Synergy’s design offers the additional benefit of operating more efficiently in low winds — also common at Kirkwood — than their bigger, heavy brethren, he added.

There’s a way to go yet before Kirkwood’s desire to put its money where its wind is becomes reality. The U.S. Forest Service will subject the wind proposal to a stringent review and permit process and invite public scrutiny.

“We’re highly concerned about visuals,” said Doug Barber, district ranger with the Amador Ranger District of the El Dorado National Forest. “But if we can overcome objections, I’d say yes, we’re in favor, because they’re dependent on diesel and have air-quality issues, and this would help with that.”

Kirkwood is working to identify non-intrusive locations that won’t be visible from Highway 88, the Mokelumne Wilderness or other visual corridors in the region.

The resort’s master plan calls for more than just wind to help it reach clean-energy sustainability. It’s signed a deal with True Energy of Carlsbad to retrofit generators of its existing power plant with propane-powered microturbines to capture waste heat for steam-based electricity. The process would cut diesel emissions and improve efficiency another 20 percent, according to Likins.

“When we put wind and steam-heat recovery together, we’re down to maybe just 60 to 80 days a year of relying on diesel,” he said.

By next year, Kirkwood plans to have a system of solar arrays, similar to those at Cal Expo, sprinkled over 8 to 10 acres of its parking lots.

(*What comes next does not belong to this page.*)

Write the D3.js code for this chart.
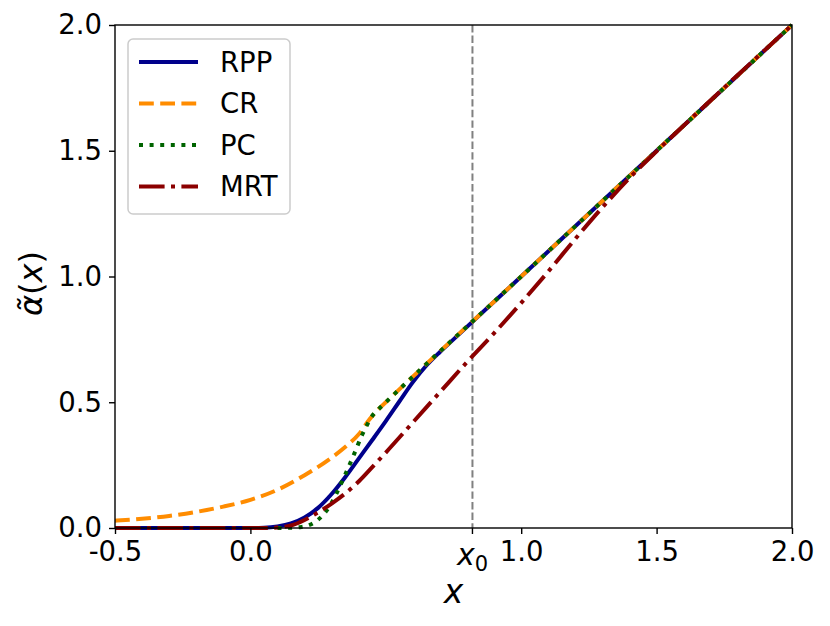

“We could possibly see another 20 percent of demand handled through that,” Likins said.

Kirkwood’s sustainable energy won’t come cheap.

“We’re paying a lot for electricity under this model, but we’ve always felt that an important part of our role is to be stewards of the environment,” Likins said.

Jiminy Peak Mountain Resort in Massachusetts is the only ski area in the country that has installed a wind turbine.